Bill & Ted Face the Music Review!

 Alright! Today I am reviewing the third movie in the Bill & Ted trilogy, Bill & Ted Face the Music. Bill & Ted started out as a 1989 highschool comedy + time travel. Bill and Ted's Bogus Journey came out in 1991 and was more or less average sequel material. 

Bill & Ted Face the Music is in a weird spot. It came out 29 years after the last one, so that's a pretty big time jump, and for the most part, it lives up to the expectations you would expect from a Bill & Ted movie - except one. 

This movie isn't funny at all. And that's not like, "It failed to be funny" unfunny, it's more like a drama than anything else. Like, I didn't laugh once during the entire movie. It has a completely different vibe from the first two Bill & Teds. It's serious, but still Bill & Ted. There's not really a way to describe it. 

Everything is still excellent, but less so.


The movie is about Bill and Ted and their attempts to write the song that will save reality. It used to be humanity, but now it's reality, so... it's kind of sad that in the past 30 years we went to saving reality being more believable than saving humanity. 

So I'm going to summarize the plot here, so if you care about whatever spoilers a Bill & Ted movie can have, skip ahead. 

But, Bill and Ted have spent the past 30 years trying to come up with that song, and now that they only have an hour to do it, are freaking out. They figure that the easiest way to make the song will be to go and steal it from their future selves, only to find that they still haven't written it, 2, 5, and then 47 years into the future, at which point they finally have the song.

However, they are killed by an emotionally unstable robot and sent to hell, where they reunite with the Grim Reaper. They find their children there as well, who, during a B-plot, started assembling a band composed of Louis Armstrong, Mozart, Hendrix, Ling Lun, and a caveman named Grom to play the song that will save reality.

They convince death to let them out of hell to play the song, but, twist, it is not Bill S. Preston and Ted Logan who will perform the song, but their daughters, Thea Preston and Billie Logan. And then the movie abruptly ends. 

It's nice to have Death back.

It's a totally fine plot, but there is literally no humor to be found in it (At least outside the first five minutes). The entire thing is about the reality-ending stakes and a possible breaking up between Bill and Ted and their respective wives. It's very serious but also lighthearted but also not funny. It's a very strange middle ground.

This is actually how I would describe the entire movie. A strange middle ground. It's not hilarious or memorable like the first one, it's just... a movie. A time travel movie. And, for the most part, it's on the better side of time travel movies. 
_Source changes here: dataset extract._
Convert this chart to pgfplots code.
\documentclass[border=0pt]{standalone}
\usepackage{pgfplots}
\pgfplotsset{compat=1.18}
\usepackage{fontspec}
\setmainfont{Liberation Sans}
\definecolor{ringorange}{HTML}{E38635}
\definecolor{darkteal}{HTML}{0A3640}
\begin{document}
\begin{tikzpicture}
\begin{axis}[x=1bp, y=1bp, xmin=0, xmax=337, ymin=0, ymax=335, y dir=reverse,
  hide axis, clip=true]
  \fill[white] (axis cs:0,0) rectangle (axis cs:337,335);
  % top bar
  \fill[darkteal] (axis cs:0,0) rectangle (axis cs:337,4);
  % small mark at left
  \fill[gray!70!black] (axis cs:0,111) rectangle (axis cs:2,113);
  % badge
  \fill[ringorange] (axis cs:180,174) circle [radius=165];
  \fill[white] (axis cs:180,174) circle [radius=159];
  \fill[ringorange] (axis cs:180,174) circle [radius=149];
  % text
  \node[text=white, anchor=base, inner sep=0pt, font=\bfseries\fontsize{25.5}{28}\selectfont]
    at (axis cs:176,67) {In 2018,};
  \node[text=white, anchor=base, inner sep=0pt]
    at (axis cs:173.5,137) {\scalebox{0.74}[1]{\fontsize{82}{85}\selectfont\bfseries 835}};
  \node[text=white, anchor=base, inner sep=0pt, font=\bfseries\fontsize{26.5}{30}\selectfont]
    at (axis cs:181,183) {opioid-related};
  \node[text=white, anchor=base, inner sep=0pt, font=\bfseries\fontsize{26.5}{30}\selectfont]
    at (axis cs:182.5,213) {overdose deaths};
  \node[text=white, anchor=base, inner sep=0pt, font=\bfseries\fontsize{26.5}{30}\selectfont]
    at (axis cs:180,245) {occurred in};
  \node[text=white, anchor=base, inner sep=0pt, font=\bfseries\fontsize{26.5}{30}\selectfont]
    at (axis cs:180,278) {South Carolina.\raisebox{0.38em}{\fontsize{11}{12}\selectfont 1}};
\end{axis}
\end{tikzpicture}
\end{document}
There weren't a lot of things I liked about the movie. One of the things I did like was Keanu Reeves, who is breathtaking in every scene he's in. Another thing I liked was their costumes. They found a way to give them Bill and Ted style costumes without having these middle-aged dudes wear the same outfits they did when they were 18. 

Was Bill's shirt designed to look like it has a sweat stain?
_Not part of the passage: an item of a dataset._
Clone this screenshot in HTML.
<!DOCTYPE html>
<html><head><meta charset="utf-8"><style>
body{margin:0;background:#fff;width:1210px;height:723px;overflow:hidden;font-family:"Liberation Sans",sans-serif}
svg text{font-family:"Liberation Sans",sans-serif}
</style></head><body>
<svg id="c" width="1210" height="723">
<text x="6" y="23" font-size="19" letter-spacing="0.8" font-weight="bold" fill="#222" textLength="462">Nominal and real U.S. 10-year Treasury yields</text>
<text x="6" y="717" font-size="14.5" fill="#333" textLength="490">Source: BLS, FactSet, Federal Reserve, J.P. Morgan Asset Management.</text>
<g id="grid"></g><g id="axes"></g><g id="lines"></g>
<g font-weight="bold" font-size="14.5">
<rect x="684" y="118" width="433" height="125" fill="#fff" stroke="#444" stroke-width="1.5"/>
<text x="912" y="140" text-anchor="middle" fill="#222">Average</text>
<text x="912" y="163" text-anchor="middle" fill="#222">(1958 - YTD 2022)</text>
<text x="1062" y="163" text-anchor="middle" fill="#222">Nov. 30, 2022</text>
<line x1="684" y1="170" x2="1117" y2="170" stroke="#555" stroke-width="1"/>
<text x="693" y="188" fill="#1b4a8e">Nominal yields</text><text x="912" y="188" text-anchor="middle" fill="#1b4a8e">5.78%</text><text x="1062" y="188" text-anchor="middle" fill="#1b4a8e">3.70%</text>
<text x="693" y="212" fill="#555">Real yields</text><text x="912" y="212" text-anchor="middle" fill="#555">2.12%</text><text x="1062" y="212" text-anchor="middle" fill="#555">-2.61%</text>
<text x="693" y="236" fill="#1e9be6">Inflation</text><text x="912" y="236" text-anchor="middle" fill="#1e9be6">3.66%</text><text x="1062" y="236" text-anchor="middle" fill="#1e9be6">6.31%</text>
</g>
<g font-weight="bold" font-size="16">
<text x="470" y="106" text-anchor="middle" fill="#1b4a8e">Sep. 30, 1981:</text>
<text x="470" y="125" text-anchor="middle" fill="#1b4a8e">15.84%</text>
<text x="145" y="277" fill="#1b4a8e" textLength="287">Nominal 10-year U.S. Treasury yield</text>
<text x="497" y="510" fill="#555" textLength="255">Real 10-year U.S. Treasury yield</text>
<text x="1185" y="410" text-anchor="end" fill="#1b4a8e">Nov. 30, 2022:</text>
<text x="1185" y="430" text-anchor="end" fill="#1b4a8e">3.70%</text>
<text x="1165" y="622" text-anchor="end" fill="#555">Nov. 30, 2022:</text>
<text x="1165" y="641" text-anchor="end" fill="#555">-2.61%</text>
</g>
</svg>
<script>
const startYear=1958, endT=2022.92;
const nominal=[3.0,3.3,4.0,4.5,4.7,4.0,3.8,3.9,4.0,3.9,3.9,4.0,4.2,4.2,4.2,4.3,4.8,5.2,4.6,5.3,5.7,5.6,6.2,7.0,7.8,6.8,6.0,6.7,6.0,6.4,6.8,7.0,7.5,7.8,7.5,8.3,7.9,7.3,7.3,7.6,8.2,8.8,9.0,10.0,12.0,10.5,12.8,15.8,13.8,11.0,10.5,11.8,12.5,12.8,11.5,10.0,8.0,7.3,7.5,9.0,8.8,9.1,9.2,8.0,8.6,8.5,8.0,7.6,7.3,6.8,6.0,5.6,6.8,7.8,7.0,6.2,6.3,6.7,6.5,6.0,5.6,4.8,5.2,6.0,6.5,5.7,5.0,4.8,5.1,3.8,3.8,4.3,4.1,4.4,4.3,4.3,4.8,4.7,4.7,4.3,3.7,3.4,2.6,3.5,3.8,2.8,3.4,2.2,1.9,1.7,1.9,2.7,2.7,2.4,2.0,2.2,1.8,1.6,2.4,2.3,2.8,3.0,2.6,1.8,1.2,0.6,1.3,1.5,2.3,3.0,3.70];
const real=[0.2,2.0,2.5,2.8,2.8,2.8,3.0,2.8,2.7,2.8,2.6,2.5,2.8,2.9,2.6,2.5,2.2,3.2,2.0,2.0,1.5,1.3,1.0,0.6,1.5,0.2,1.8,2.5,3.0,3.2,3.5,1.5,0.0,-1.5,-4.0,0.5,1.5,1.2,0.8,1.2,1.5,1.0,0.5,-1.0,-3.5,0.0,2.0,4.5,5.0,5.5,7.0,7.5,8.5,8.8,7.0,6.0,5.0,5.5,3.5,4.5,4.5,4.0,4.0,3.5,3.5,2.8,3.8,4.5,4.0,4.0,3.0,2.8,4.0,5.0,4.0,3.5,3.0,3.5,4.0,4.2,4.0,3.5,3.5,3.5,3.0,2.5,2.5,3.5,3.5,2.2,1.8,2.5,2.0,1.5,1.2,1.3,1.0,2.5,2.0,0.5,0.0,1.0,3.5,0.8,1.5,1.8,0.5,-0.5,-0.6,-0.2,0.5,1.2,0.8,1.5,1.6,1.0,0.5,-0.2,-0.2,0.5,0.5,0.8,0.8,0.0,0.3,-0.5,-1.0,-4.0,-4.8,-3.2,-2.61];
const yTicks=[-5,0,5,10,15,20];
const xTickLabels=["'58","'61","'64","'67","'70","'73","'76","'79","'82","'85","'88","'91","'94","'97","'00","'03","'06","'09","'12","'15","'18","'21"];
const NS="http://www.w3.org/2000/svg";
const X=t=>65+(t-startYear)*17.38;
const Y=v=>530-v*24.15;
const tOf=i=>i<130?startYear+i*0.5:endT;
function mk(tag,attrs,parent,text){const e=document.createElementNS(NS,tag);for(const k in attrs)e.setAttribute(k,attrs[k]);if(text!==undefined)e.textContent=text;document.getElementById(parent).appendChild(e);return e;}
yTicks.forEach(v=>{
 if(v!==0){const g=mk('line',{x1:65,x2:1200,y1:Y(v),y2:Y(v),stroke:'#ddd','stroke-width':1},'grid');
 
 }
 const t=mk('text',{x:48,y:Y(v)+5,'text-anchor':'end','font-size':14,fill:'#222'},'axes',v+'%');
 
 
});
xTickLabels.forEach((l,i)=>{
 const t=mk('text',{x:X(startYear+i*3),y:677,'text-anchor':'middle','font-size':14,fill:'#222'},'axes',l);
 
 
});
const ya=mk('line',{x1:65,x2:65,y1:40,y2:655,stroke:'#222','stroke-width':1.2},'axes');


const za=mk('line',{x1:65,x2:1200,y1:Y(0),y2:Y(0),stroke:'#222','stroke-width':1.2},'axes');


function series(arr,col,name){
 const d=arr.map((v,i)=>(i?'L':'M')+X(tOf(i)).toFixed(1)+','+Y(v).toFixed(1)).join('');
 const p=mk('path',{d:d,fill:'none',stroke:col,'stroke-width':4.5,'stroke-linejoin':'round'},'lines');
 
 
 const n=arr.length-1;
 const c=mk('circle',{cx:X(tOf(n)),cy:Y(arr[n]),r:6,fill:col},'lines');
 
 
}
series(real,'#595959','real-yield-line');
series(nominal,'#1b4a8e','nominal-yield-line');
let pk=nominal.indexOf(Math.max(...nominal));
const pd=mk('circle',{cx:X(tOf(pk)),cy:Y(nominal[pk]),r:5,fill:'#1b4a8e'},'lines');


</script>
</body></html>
Some things I disliked about the movie were the visual effects. For the most part, the visual effects are fine but nothing special, and occasionally fake looking. Another thing I disliked was how they had Jimi Hendrix, Mozart, and Louis Armstrong all together in the same movie and then did basically nothing with them. No personalities were displayed via the destruction of a mall.

I also wasn't a fan of their daughters. For the most part, they're doing impressions of the Bill and Ted from the '89 flick. It's really, really weird considering how they should have grown up in the 2000/2010s, not the 80s. Something wrong happened there. 

I also wasn't a fan of Kid Cudi in the movie. He's portrayed as such a smart and likable guy that at some point I wondered if Orion Pictures paid him to be in the movie or if he paid Orion Pictures to be in the movie. 

Every moment involving these three was strange.

And the last thing I wasn't a fan of was the ending. They play the song and then the entire movie just ends. None of that falling action stuff is present here. It cuts off as soon as the climax finishes, which is very jarring, to say the least. 

But most of my nitpicks are very minor things. Bill & Ted Face the Music is basically the sour cream of a movie. It's not doing anything special, but it's not actively hurting you either. It's just living on as a neat continuation of the story with a bit of enjoyment to be found. 


Overall, I give this movie a 6/10. "Bill & Ted Face the Music is good - but not excellent."


Regardless, be excellent to each other and party on, dudes.